Woman lived it up at sister’s expense

SINGAPORE- It took eight years, but the law caught up with her in the end.

Back in December 2005, unemployed Wee Yat Mui, then 31, stole her sister’s credit cards and identity card, and also forged documents to cash in her insurance policies.

Wee was charged over the offences in 2006, but absconded and remained at large until she was nabbed in August this year.

Yesterday, the 39-year-old was jailed 27 months after admitting eight charges of theft, cheating and forgery. Thirty-four other charges were taken into consideration.

The total loss caused by Wee’s actions was $26,254, and the amount in the charges proceeded with was $12,111.

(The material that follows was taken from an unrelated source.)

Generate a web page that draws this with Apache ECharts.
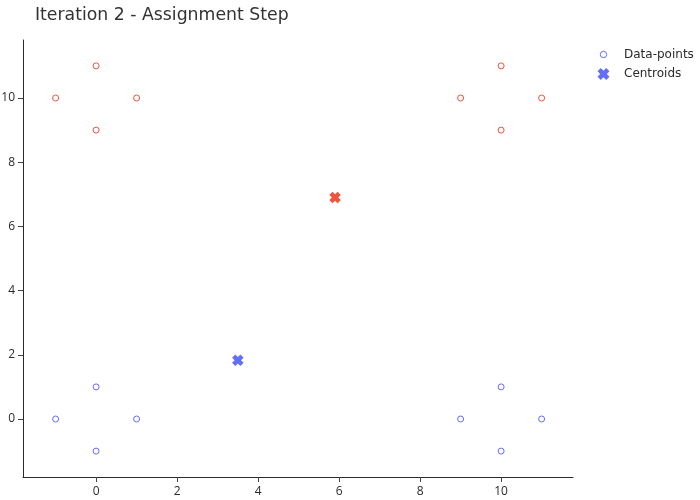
<!DOCTYPE html>
<html><head><meta charset="utf-8">
<script src="https://cdn.jsdelivr.net/npm/echarts@6/dist/echarts.min.js"></script>
<style>html,body{margin:0;padding:0;background:#fff}#c{width:700px;height:500px}</style>
</head><body><div id="c"></div>
<script>
const titleText = 'Iteration 2 - Assignment Step';
const legendNames = ['Data-points', 'Centroids'];
const xTicks = [0, 2, 4, 6, 8, 10];
const yTicks = [0, 2, 4, 6, 8, 10];
const bluePoints = [[-1,0],[0,1],[0,-1],[1,0],[9,0],[10,1],[10,-1],[11,0]];
const redPoints = [[-1,10],[0,11],[0,9],[1,10],[9,10],[10,11],[10,9],[11,10]];
const blueCentroid = [3.5, 1.83];
const redCentroid = [5.9, 6.9];
const BLUE = '#636efa', RED = '#ef553b', INK = '#2a2a2a';
const xPath = 'path://M-1.8,-4 L0,-2.2 L1.8,-4 L4,-1.8 L2.2,0 L4,1.8 L1.8,4 L0,2.2 L-1.8,4 L-4,1.8 L-2.2,0 L-4,-1.8 Z';
const smallCircle = 'path://M-6,-6 M6,6 M-3.2,0 A3.2,3.2 0 1 1 3.2,0 A3.2,3.2 0 1 1 -3.2,0 Z';
const FONT = 'DejaVu Sans', TICKFONT = 'Open Sans';

const chart = echarts.init(document.getElementById('c'), null, {renderer:'canvas'});
const axisCommon = {
  type:'value', splitLine:{show:false},
  axisLine:{show:true, onZero:false, lineStyle:{color:INK, width:1}},
  axisLabel:{color:INK, fontFamily:TICKFONT, fontSize:12, margin:9},
  axisTick:{show:true, length:5, lineStyle:{color:'#444', width:1}}
};
chart.setOption({
  animation:false,
  backgroundColor:'#fff',
  title:{text:titleText, left:30, top:2, textStyle:{fontFamily:FONT, fontSize:17.3, fontWeight:'normal', color:'#333'}},
  legend:{
    orient:'vertical', left:592, top:43, itemWidth:26, itemHeight:12, itemGap:7,
    textStyle:{fontFamily:FONT, fontSize:12, color:INK, padding:[0,0,0,2.5]},
    data:[
      {name:legendNames[0], icon:smallCircle, itemStyle:{color:'#fff', borderColor:BLUE, borderWidth:1, opacity:1}},
      {name:legendNames[1], icon:xPath, itemStyle:{color:BLUE, opacity:1}}
    ]
  },
  grid:{left:23, right:127, top:40, bottom:23, containLabel:false, outerBoundsMode:'none'},
  xAxis:Object.assign({}, axisCommon, {min:-1.805, max:11.775,
    axisTick:Object.assign({}, axisCommon.axisTick, {customValues:xTicks}),
    axisLabel:Object.assign({}, axisCommon.axisLabel, {customValues:xTicks})}),
  yAxis:Object.assign({}, axisCommon, {min:-1.807, max:11.807,
    axisTick:Object.assign({}, axisCommon.axisTick, {customValues:yTicks}),
    axisLabel:Object.assign({}, axisCommon.axisLabel, {customValues:yTicks, margin:8})}),
  series:[
    {name:legendNames[0], type:'scatter', symbol:'circle', symbolSize:6,
     itemStyle:{color:'#fff', borderColor:BLUE, borderWidth:1, opacity:1},
     data:bluePoints.map(p=>({value:p}))
       .concat(redPoints.map(p=>({value:p, itemStyle:{color:'#fff', borderColor:RED, borderWidth:1, opacity:1}})))},
    {name:legendNames[1], type:'scatter', symbol:xPath, symbolSize:11.5,
     itemStyle:{color:BLUE, opacity:1},
     data:[{value:blueCentroid},{value:redCentroid, itemStyle:{color:RED, opacity:1}}]}
  ]
});
</script></body></html>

Her sister, accountant Wee Yat Lian, 43, was in court with other family members yesterday, and defence counsel Raymund Anthony said she has written a letter saying she has forgiven Yat Mui.

Deputy Public Prosecutor Kwek Chin Yong said that for a long time, the sisters were not on good terms when they were living with their mother in Bedok.

Yat Mui formed the idea to sabotage Yat Lian to teach her a lesson. She stole two UOB credit cards from her sister’s wallet when it was left unattended.

She then went on a shopping spree, buying jewellery and a mobile phone. She also went to the movies and spent on petrol.

Next, Yat Mui stole her sister’s identity card and impersonated her to apply for the surrender of her insurance policies from Great Eastern Life and Prudential Assurance.

She forged several documents for this. The proceeds were given to her in the form of cheques which she then cashed or banked, all the while posing as her sister.

Yat Mui also used her sister’s identity card to subscribe for three mobile phone lines, and then cut it up, Mr Kwek said.

Mr Anthony said his client was in financial trouble and had asked her sister a number of times for money but failed to get any. The unemployed Yat Mui committed the offences out of desperation, he said.

District Judge Eddy Tham told the accused that the offences were very serious. He noted that hers was not an isolated case of spur-of-the-moment spending, but a deliberate act.